Leave the pictures out. Return all other data exactly.

## AVAILABLE DATA
====================

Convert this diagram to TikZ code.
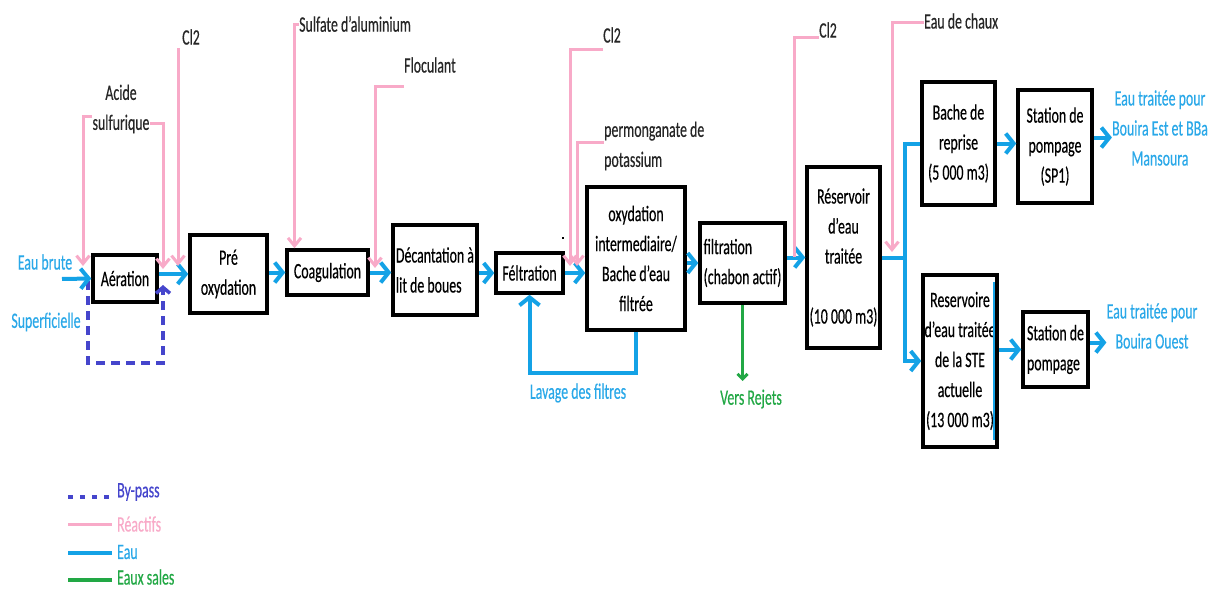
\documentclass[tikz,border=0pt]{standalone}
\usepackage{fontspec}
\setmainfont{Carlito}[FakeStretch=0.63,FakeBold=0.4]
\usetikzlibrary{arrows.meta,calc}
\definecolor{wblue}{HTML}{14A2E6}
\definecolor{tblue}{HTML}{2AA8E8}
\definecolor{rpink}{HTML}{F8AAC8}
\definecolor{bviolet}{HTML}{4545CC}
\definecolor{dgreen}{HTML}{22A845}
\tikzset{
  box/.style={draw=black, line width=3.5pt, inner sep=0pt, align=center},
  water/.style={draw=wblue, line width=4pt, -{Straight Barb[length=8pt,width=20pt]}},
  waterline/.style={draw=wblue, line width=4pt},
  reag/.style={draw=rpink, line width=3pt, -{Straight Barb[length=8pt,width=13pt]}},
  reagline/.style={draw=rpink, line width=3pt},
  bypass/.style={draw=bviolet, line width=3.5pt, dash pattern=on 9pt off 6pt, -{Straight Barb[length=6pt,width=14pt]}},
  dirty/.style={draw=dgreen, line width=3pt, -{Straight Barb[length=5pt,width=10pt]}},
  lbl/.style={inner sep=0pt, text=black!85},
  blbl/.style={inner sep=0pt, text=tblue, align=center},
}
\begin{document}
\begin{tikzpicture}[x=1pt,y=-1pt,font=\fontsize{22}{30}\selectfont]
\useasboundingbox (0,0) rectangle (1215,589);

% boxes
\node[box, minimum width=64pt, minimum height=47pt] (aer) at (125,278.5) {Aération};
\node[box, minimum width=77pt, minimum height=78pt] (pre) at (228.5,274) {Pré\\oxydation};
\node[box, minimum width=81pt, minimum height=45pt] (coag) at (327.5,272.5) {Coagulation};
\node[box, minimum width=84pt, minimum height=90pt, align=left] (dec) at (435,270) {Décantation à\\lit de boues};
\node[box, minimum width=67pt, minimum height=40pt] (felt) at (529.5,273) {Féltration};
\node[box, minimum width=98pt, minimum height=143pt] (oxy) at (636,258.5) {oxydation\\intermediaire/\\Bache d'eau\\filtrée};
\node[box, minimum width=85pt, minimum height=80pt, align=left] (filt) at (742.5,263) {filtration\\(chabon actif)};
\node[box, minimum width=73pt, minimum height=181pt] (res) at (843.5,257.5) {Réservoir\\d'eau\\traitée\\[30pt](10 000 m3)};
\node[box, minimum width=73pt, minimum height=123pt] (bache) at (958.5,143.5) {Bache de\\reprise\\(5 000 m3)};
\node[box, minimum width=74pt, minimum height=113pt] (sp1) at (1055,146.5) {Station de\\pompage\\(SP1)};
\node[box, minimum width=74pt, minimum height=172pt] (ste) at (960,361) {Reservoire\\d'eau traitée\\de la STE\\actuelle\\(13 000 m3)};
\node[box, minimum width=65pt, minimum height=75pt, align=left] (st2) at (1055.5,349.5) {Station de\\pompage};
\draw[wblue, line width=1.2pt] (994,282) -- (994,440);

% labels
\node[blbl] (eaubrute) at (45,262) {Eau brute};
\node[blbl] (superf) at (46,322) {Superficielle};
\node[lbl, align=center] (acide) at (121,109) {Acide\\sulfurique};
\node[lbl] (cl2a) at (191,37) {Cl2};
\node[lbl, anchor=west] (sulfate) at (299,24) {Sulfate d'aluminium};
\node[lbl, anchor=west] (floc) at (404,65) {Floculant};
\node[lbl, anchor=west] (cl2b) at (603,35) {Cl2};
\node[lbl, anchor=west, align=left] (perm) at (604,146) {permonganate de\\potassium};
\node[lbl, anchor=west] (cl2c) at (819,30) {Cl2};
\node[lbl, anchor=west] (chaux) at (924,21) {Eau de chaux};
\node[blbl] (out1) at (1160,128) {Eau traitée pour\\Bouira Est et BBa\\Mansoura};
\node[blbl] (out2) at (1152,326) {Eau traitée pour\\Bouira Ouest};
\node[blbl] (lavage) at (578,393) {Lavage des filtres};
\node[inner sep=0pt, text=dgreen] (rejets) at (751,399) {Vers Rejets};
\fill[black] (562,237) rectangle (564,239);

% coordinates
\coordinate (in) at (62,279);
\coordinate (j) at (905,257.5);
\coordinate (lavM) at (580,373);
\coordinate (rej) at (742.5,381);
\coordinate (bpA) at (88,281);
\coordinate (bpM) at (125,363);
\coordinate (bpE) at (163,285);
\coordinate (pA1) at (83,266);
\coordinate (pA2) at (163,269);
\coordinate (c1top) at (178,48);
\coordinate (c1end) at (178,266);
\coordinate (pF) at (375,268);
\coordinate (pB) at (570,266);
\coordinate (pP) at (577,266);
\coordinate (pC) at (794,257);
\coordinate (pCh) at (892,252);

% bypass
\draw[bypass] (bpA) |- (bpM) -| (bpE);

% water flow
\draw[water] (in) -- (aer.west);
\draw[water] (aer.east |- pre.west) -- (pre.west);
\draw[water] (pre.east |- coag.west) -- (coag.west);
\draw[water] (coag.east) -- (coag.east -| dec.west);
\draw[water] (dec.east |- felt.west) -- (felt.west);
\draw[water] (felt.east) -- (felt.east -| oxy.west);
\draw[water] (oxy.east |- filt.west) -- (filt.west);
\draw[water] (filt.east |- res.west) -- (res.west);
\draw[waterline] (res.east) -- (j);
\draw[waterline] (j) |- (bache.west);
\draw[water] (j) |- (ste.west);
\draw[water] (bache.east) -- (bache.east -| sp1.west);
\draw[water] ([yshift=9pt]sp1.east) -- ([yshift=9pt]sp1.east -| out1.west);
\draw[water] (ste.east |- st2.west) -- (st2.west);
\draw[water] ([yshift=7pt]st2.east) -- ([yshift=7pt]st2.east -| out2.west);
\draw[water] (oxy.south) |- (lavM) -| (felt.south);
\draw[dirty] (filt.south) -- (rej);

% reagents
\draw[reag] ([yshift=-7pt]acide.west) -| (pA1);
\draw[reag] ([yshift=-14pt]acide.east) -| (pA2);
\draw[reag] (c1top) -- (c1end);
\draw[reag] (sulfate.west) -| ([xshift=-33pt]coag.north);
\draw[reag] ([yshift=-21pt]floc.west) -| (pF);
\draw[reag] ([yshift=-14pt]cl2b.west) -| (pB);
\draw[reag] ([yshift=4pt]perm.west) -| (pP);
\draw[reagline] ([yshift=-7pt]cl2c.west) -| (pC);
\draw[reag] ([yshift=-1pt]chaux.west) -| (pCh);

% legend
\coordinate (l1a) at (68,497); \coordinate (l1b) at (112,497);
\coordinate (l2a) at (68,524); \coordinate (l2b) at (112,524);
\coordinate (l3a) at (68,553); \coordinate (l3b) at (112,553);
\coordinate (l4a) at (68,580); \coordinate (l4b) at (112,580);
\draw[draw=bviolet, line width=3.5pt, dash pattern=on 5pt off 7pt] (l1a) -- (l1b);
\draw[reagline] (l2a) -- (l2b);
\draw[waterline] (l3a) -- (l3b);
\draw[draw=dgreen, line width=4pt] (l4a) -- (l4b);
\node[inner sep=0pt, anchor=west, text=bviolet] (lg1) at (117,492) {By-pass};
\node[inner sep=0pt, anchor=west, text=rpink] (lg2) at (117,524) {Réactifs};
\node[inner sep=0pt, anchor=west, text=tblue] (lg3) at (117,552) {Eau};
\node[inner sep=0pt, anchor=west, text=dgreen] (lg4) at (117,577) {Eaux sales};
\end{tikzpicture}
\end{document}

====================

## ANSWER TO THE EXERCISE
Convert this diagram to TikZ code.
\documentclass[tikz,border=0pt]{standalone}
\usepackage{fontspec}
\setmainfont{Carlito}[FakeStretch=0.63,FakeBold=0.4]
\usetikzlibrary{arrows.meta,calc}
\definecolor{wblue}{HTML}{14A2E6}
\definecolor{tblue}{HTML}{2AA8E8}
\definecolor{rpink}{HTML}{F8AAC8}
\definecolor{bviolet}{HTML}{4545CC}
\definecolor{dgreen}{HTML}{22A845}
\tikzset{
  box/.style={draw=black, line width=3.5pt, inner sep=0pt, align=center},
  water/.style={draw=wblue, line width=4pt, -{Straight Barb[length=8pt,width=20pt]}},
  waterline/.style={draw=wblue, line width=4pt},
  reag/.style={draw=rpink, line width=3pt, -{Straight Barb[length=8pt,width=13pt]}},
  reagline/.style={draw=rpink, line width=3pt},
  bypass/.style={draw=bviolet, line width=3.5pt, dash pattern=on 9pt off 6pt, -{Straight Barb[length=6pt,width=14pt]}},
  dirty/.style={draw=dgreen, line width=3pt, -{Straight Barb[length=5pt,width=10pt]}},
  lbl/.style={inner sep=0pt, text=black!85},
  blbl/.style={inner sep=0pt, text=tblue, align=center},
}
\begin{document}
\begin{tikzpicture}[x=1pt,y=-1pt,font=\fontsize{22}{30}\selectfont]
\useasboundingbox (0,0) rectangle (1215,589);

% boxes
\node[box, minimum width=64pt, minimum height=47pt] (aer) at (125,278.5) {Aération};
\node[box, minimum width=77pt, minimum height=78pt] (pre) at (228.5,274) {Pré\\oxydation};
\node[box, minimum width=81pt, minimum height=45pt] (coag) at (327.5,272.5) {Coagulation};
\node[box, minimum width=84pt, minimum height=90pt, align=left] (dec) at (435,270) {Décantation à\\lit de boues};
\node[box, minimum width=67pt, minimum height=40pt] (felt) at (529.5,273) {Féltration};
\node[box, minimum width=98pt, minimum height=143pt] (oxy) at (636,258.5) {oxydation\\intermediaire/\\Bache d'eau\\filtrée};
\node[box, minimum width=85pt, minimum height=80pt, align=left] (filt) at (742.5,263) {filtration\\(chabon actif)};
\node[box, minimum width=73pt, minimum height=181pt] (res) at (843.5,257.5) {Réservoir\\d'eau\\traitée\\[30pt](10 000 m3)};
\node[box, minimum width=73pt, minimum height=123pt] (bache) at (958.5,143.5) {Bache de\\reprise\\(5 000 m3)};
\node[box, minimum width=74pt, minimum height=113pt] (sp1) at (1055,146.5) {Station de\\pompage\\(SP1)};
\node[box, minimum width=74pt, minimum height=172pt] (ste) at (960,361) {Reservoire\\d'eau traitée\\de la STE\\actuelle\\(13 000 m3)};
\node[box, minimum width=65pt, minimum height=75pt, align=left] (st2) at (1055.5,349.5) {Station de\\pompage};
\draw[wblue, line width=1.2pt] (994,282) -- (994,440);

% labels
\node[blbl] (eaubrute) at (45,262) {Eau brute};
\node[blbl] (superf) at (46,322) {Superficielle};
\node[lbl, align=center] (acide) at (121,109) {Acide\\sulfurique};
\node[lbl] (cl2a) at (191,37) {Cl2};
\node[lbl, anchor=west] (sulfate) at (299,24) {Sulfate d'aluminium};
\node[lbl, anchor=west] (floc) at (404,65) {Floculant};
\node[lbl, anchor=west] (cl2b) at (603,35) {Cl2};
\node[lbl, anchor=west, align=left] (perm) at (604,146) {permonganate de\\potassium};
\node[lbl, anchor=west] (cl2c) at (819,30) {Cl2};
\node[lbl, anchor=west] (chaux) at (924,21) {Eau de chaux};
\node[blbl] (out1) at (1160,128) {Eau traitée pour\\Bouira Est et BBa\\Mansoura};
\node[blbl] (out2) at (1152,326) {Eau traitée pour\\Bouira Ouest};
\node[blbl] (lavage) at (578,393) {Lavage des filtres};
\node[inner sep=0pt, text=dgreen] (rejets) at (751,399) {Vers Rejets};
\fill[black] (562,237) rectangle (564,239);

% coordinates
\coordinate (in) at (62,279);
\coordinate (j) at (905,257.5);
\coordinate (lavM) at (580,373);
\coordinate (rej) at (742.5,381);
\coordinate (bpA) at (88,281);
\coordinate (bpM) at (125,363);
\coordinate (bpE) at (163,285);
\coordinate (pA1) at (83,266);
\coordinate (pA2) at (163,269);
\coordinate (c1top) at (178,48);
\coordinate (c1end) at (178,266);
\coordinate (pF) at (375,268);
\coordinate (pB) at (570,266);
\coordinate (pP) at (577,266);
\coordinate (pC) at (794,257);
\coordinate (pCh) at (892,252);

% bypass
\draw[bypass] (bpA) |- (bpM) -| (bpE);

% water flow
\draw[water] (in) -- (aer.west);
\draw[water] (aer.east |- pre.west) -- (pre.west);
\draw[water] (pre.east |- coag.west) -- (coag.west);
\draw[water] (coag.east) -- (coag.east -| dec.west);
\draw[water] (dec.east |- felt.west) -- (felt.west);
\draw[water] (felt.east) -- (felt.east -| oxy.west);
\draw[water] (oxy.east |- filt.west) -- (filt.west);
\draw[water] (filt.east |- res.west) -- (res.west);
\draw[waterline] (res.east) -- (j);
\draw[waterline] (j) |- (bache.west);
\draw[water] (j) |- (ste.west);
\draw[water] (bache.east) -- (bache.east -| sp1.west);
\draw[water] ([yshift=9pt]sp1.east) -- ([yshift=9pt]sp1.east -| out1.west);
\draw[water] (ste.east |- st2.west) -- (st2.west);
\draw[water] ([yshift=7pt]st2.east) -- ([yshift=7pt]st2.east -| out2.west);
\draw[water] (oxy.south) |- (lavM) -| (felt.south);
\draw[dirty] (filt.south) -- (rej);

% reagents
\draw[reag] ([yshift=-7pt]acide.west) -| (pA1);
\draw[reag] ([yshift=-14pt]acide.east) -| (pA2);
\draw[reag] (c1top) -- (c1end);
\draw[reag] (sulfate.west) -| ([xshift=-33pt]coag.north);
\draw[reag] ([yshift=-21pt]floc.west) -| (pF);
\draw[reag] ([yshift=-14pt]cl2b.west) -| (pB);
\draw[reag] ([yshift=4pt]perm.west) -| (pP);
\draw[reagline] ([yshift=-7pt]cl2c.west) -| (pC);
\draw[reag] ([yshift=-1pt]chaux.west) -| (pCh);

% legend
\coordinate (l1a) at (68,497); \coordinate (l1b) at (112,497);
\coordinate (l2a) at (68,524); \coordinate (l2b) at (112,524);
\coordinate (l3a) at (68,553); \coordinate (l3b) at (112,553);
\coordinate (l4a) at (68,580); \coordinate (l4b) at (112,580);
\draw[draw=bviolet, line width=3.5pt, dash pattern=on 5pt off 7pt] (l1a) -- (l1b);
\draw[reagline] (l2a) -- (l2b);
\draw[waterline] (l3a) -- (l3b);
\draw[draw=dgreen, line width=4pt] (l4a) -- (l4b);
\node[inner sep=0pt, anchor=west, text=bviolet] (lg1) at (117,492) {By-pass};
\node[inner sep=0pt, anchor=west, text=rpink] (lg2) at (117,524) {Réactifs};
\node[inner sep=0pt, anchor=west, text=tblue] (lg3) at (117,552) {Eau};
\node[inner sep=0pt, anchor=west, text=dgreen] (lg4) at (117,577) {Eaux sales};
\end{tikzpicture}
\end{document}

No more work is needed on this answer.